A smoker’s lot……..

August 10th, 2009

ob3-copy……is not a happy one.

Waking each day to a fit of coughing. The dedicated smokers’ early morning cough. But now it goes on all day, probably because I caught a cold on my recent summer holiday in Brittany. Torture to smoke. Torture not to smoke.

But even when free of infections it’s bad. Cannot smoke in a seaside shelter, even when there is Force 10 gale blowing and the risk of making any other human being ill from passive smoking is nil. Cannot smoke after dinner in any restaurant or pub. Have to go into the garden to smoke at the houses of many friends.

And on top of that it costs. Now frequently six pounds a pack, so that soon smokers, like heroin junkies will be stealing in order to finance their addiction.

And it’s bound to get worse as each year goes by. I have never been one of those smokers who thought they never have to suffer the negative consquences. Even before Sir Richard Doll established that smoking probably caused long cancer, I had spent year’s listening to my father coughing every morning. Being confined to bed with bronchitis. And in later years getting out of breath when he walked up hill.

In the event he died, aged 67, of prostate cancer, before his smoking habit killed him. I have now lived eight years longer, and the chances that some smoking related disease will be on my death certificate increase exponentially every year. It will probably be emphysema or chronic bronchitis, or a mixture of the two.

So it is obviously about time I had another attempt at giving up. Today there is lot’s of help and advice available. But on my preliminary trawl of the web just now, I cannot find anything that is addressed at people like me.

Smokers who are also manic depressives. The healing effects of the nicotine drug but also in my view the other comforts of smoking. There is the joy of the long exhalation, where you get rid of all that nasty irritating smoke you have just taken in. Very relaxing and calming.

 Smoking helps to relieve the glooms, and, equally important, makes sure that we pause, and take a few deep breaths, before we get carried away by some particular manic enthusiasm.

Maybe there is another smoker out there of my irlk, who has successfully given up, perhaps found something as good as nicotine.

Meanwhile I am doing what the NHS tells me to do – making a plan to stop in a few days time. And drawing up that plan using the help available.

The nearest smokefree adviser to here is in Boots in Lyme Regis, so I am off there tomorrow to see what they advise, and maybe pick up patches or gum.

But, whatever happens, I count myself lucky to have enjoyed the benefits of smoking for so long. Unlike R. J. Reynolds the founder of the Reynolds tobacco company of the Camel cigarette which has brought me hours of enjoyment since I discovered it in New York in 1960. He got nasty emphysema though pancreatic cancer got him before it could kill him. However the son and nephew and several other members of the family died youngest of lung cancer or emphysema.

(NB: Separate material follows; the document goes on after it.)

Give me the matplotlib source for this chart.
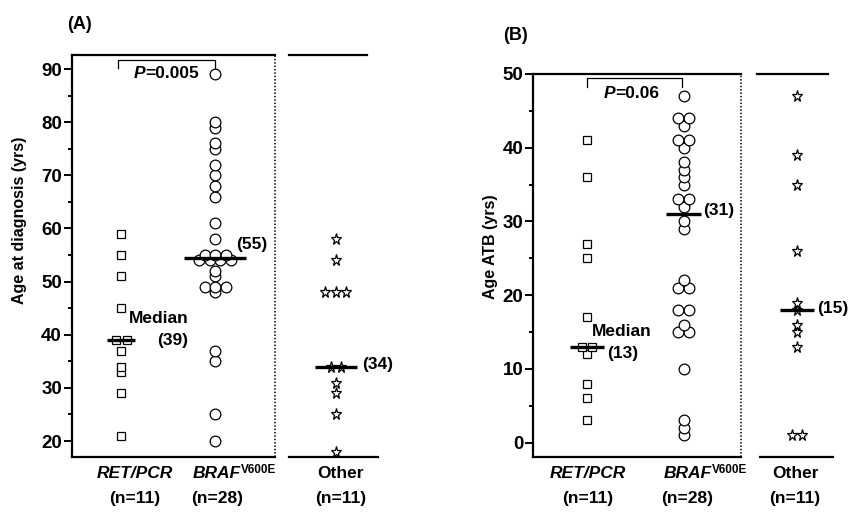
import numpy as np
import matplotlib
matplotlib.use("Agg")
import matplotlib.pyplot as plt
import matplotlib.transforms as mtransforms

plt.rcParams['font.family'] = ['Liberation Sans', 'DejaVu Sans']
plt.rcParams['font.weight'] = 'bold'

# ---- data ----
groups = ["RET/PCR", "BRAF", "Other"]
group_n = ["(n=11)", "(n=28)", "(n=11)"]

# (A) age at diagnosis
a_ret = [59, 55, 51, 45, 39, 39, 37, 34, 33, 29, 21]
a_braf = [89, 80, 79, 76, 75, 72, 70, 68, 66, 61, 58, 55, 55, 55,
          54, 54, 54, 54, 52, 51, 49, 49, 49, 48, 37, 35, 25, 20]
a_other = [58, 54, 48, 48, 48, 34, 34, 31, 29, 25, 18]
a_labels = ["(39)", "(55)", "(34)"]

# (B) age at ATB
b_ret = [41, 36, 27, 25, 17, 13, 13, 12, 8, 6, 3]
b_braf = [47, 44, 44, 43, 41, 41, 40, 38, 37, 36, 35, 33, 33, 32,
          30, 29, 22, 21, 21, 18, 18, 16, 15, 15, 10, 3, 2, 1]
b_other = [47, 39, 35, 26, 19, 18, 16, 15, 13, 1, 1]
b_labels = ["(13)", "(31)", "(15)"]

W, H = 849, 514
fig = plt.figure(figsize=(W / 100, H / 100), dpi=100)


def px_axes(x0, y0, x1, y1):
    return fig.add_axes([x0 / W, 1 - y1 / H, (x1 - x0) / W, (y1 - y0) / H])


def swarm(ax, x, vals, marker, ms, spacing=0.112):
    vals = np.asarray(vals)
    for v in np.unique(vals):
        k = int((vals == v).sum())
        offs = (np.arange(k) - (k - 1) / 2) * spacing
        ax.plot(x + offs, [v] * k, linestyle='none', marker=marker, ms=ms,
                mfc='white', mec='black', mew=0.9, zorder=3, clip_on=False)


def style_main(ax, ylim, major, minor):
    ax.set_ylim(*ylim)
    ax.set_yticks(major)
    ax.set_yticks(minor, minor=True)
    ax.set_xticks([])
    for s in ['left', 'bottom', 'top']:
        ax.spines[s].set_linewidth(1.6)
    ax.spines['right'].set_visible(False)
    # dotted divider on the right
    x1 = ax.get_xlim()[1]
    ax.plot([x1, x1], list(ylim), color='black', lw=1.1, ls=(0, (1, 1.2)),
            clip_on=False, zorder=5)
    ax.tick_params(axis='y', which='major', length=6, width=1.4, labelsize=13.5, pad=1)
    ax.tick_params(axis='y', which='minor', length=3, width=1.4)


def style_other(ax, ylim, top_b, bot_b):
    ax.set_ylim(*ylim)
    ax.set_xticks([])
    ax.set_yticks([])
    ax.spines['left'].set_visible(False)
    ax.spines['right'].set_visible(False)
    ax.spines['top'].set_linewidth(1.6)
    ax.spines['bottom'].set_linewidth(1.6)
    ax.spines['top'].set_bounds(*top_b)
    ax.spines['bottom'].set_bounds(*bot_b)


def median_bar(ax, x, vals, half):
    m = np.median(vals)
    ax.plot([x - half, x + half], [m, m], color='black', lw=2.4, zorder=4,
            solid_capstyle='butt', clip_on=False)
    return m


def pvalue(ax, x_left, y, text, fs=12.5):
    t = ax.text(x_left, y, text, ha='left', va='center', fontsize=fs, fontweight='bold')
    ax.annotate("P", xy=(0, 0), xycoords=t, ha='right', va='bottom',
                fontsize=fs, fontweight='bold', fontstyle='italic')


def cat_labels(ax_main, ax_oth, xs_main, x_oth, y1, y2):
    tr = mtransforms.blended_transform_factory(ax_main.transData, fig.transFigure)
    tro = mtransforms.blended_transform_factory(ax_oth.transData, fig.transFigure)
    ax_main.text(xs_main[0], y1, "RET/PCR", transform=tr, ha='center', va='center',
                 fontsize=12.5, fontstyle='italic', fontweight='bold')
    t = ax_main.text(xs_main[1], y1, "BRAF", transform=tr, ha='center', va='center',
                     fontsize=12.5, fontstyle='italic', fontweight='bold')
    ax_main.annotate("V600E", xy=(1, 1), xycoords=t, ha='left', va='top',
                     fontsize=8.5, fontweight='bold', xytext=(0, 1),
                     textcoords='offset points')
    ax_oth.text(x_oth, y1, "Other", transform=tro, ha='center', va='center',
                fontsize=12.5, fontweight='bold')
    ax_main.text(xs_main[0], y2, group_n[0], transform=tr, ha='center', va='center', fontsize=12.5)
    ax_main.text(xs_main[1], y2, group_n[1], transform=tr, ha='center', va='center', fontsize=12.5)
    ax_oth.text(x_oth, y2, group_n[2], transform=tro, ha='center', va='center', fontsize=12.5)


# ---------------- panel A ----------------
axA = px_axes(71.7, 54.7, 275, 456.7)
axA.set_xlim(0.471, 2.640)
style_main(axA, (17.05, 92.7), np.arange(20, 91, 10), np.arange(25, 90, 10))
axAo = px_axes(289.3, 54.7, 378, 456.7)
axAo.set_xlim(-0.498, 0.448)
style_other(axAo, (17.05, 92.7), (-0.498, 0.334), (-0.498, 0.448))

swarm(axA, 1, a_ret, 's', 6.2)
swarm(axA, 2, a_braf, 'o', 7.7)
swarm(axAo, 0, a_other, '*', 8.2)
mA = [median_bar(axA, 1, a_ret, 0.15),
      median_bar(axA, 2, a_braf, 0.33),
      median_bar(axAo, 0, a_other, 0.22)]

axA.text(1.08, mA[0] + 4.1, "Median", ha='left', va='center', fontsize=12.5)
axA.text(1.38, mA[0], a_labels[0], ha='left', va='center', fontsize=12.5)
axA.text(2.22, mA[1] + 2.5, a_labels[1], ha='left', va='center', fontsize=12.5)
axAo.text(0.274, mA[2] + 0.4, a_labels[2], ha='left', va='center', fontsize=12.5)

axA.plot([0.97, 0.97, 2.0, 2.0], [90.2, 91.75, 91.75, 90.2], color='black', lw=0.9)
pvalue(axA, 1.253, 89.1, "=0.005")

fig.text(20 / W, 1 - 220 / H, "Age at diagnosis (yrs)", rotation=90,
         ha='center', va='center', fontsize=11.5)
cat_labels(axA, axAo, [1.146, 2.02], 0.05, 1 - 473 / H, 1 - 498 / H)
fig.text(79 / W, 1 - 24 / H, "(A)", ha='center', va='center', fontsize=13)

# ---------------- panel B ----------------
axB = px_axes(533.3, 74, 740.7, 457.3)
axB.set_xlim(0.445, 2.589)
style_main(axB, (-2.0, 50), np.arange(0, 51, 10), np.arange(5, 50, 10))
axBo = px_axes(757.3, 74, 832.7, 457.3)
axBo.set_xlim(-0.411, 0.369)
style_other(axBo, (-2.0, 50), (-0.411, 0.323), (-0.383, 0.369))

swarm(axB, 1, b_ret, 's', 6.2, spacing=0.105)
swarm(axB, 2, b_braf, 'o', 7.7, spacing=0.11)
swarm(axBo, 0, b_other, '*', 8.2, spacing=0.11)
mB = [median_bar(axB, 1, b_ret, 0.18),
      median_bar(axB, 2, b_braf, 0.18),
      median_bar(axBo, 0, b_other, 0.18)]

axB.text(1.05, mB[0] + 2.0, "Median", ha='left', va='center', fontsize=12.5)
axB.text(1.21, mB[0] - 0.9, b_labels[0], ha='left', va='center', fontsize=12.5)
axB.text(2.20, mB[1] + 0.45, b_labels[1], ha='left', va='center', fontsize=12.5)
axBo.text(0.204, mB[2] + 0.25, b_labels[2], ha='left', va='center', fontsize=12.5)

axB.plot([1.0, 1.0, 1.98, 1.98], [48.3, 49.5, 49.5, 48.3], color='black', lw=0.9)
pvalue(axB, 1.29, 47.4, "=0.06")

fig.text(490 / W, 1 - 247 / H, "Age ATB (yrs)", rotation=90,
         ha='center', va='center', fontsize=11.5)
cat_labels(axB, axBo, [1.005, 2.04], -0.02, 1 - 473 / H, 1 - 498 / H)
fig.text(516 / W, 1 - 35 / H, "(B)", ha='center', va='center', fontsize=13)

fig.savefig("out.png", dpi=100)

Patrick Reynolds, the founder’s grandson, has devoted most of his life to campaigning against smoking, not only working to save the lives of Americans, where anti-smoking legislation has been tough for many years, but working to persuade the governments of such smokers’ paradises as Greece and China to see the error of their ways.

Reynolds is the second largest US tobacco company and its Camels are one of the leading international brands. So far as I can glean from a quick trawl of the web, the Reynolds family is not currently involved in the management. The majority owner and the top management are from British American Tobacco (Ken Clarke’s lot) so its Brits not Yanks who are the leading merchants of death.

Thus far I have written this with two fags and am now screaming for more. So am not at all sure that I can manage without the weed.

Better men than me have tried and failed. According to a recent CBS report Barack Obama is still smoking despite what the White House press office has been asserting.

2 Responses to “A smoker’s lot……..”

  1. Svetla Says:

    An Alexander Technique practitioner recently told me that you could never quit smoking by making a plan. His formula was “postpone and delay” and give yourself “time and space”, i.e. when you are screaming for a cigarette, just make a pause, then try to become fully conscious of your urge to smoke, explore how it feels and direct your mind to the various sensations in your body – then smoke your cigarette conscious of the action of smoking.
    I have not tried it so far and have no idea whether it works but it seems to me to be a very different kind of smoking and probably not as enjoyable. But I am thinking to try it as an experiment.

  2. Bob Jones Says:

    Thanks for the tip, Svetla. Makes a lot of sense, so may well consult one of the local Alexander teachers. The focus on breathing out fully should help to counteract emphysema.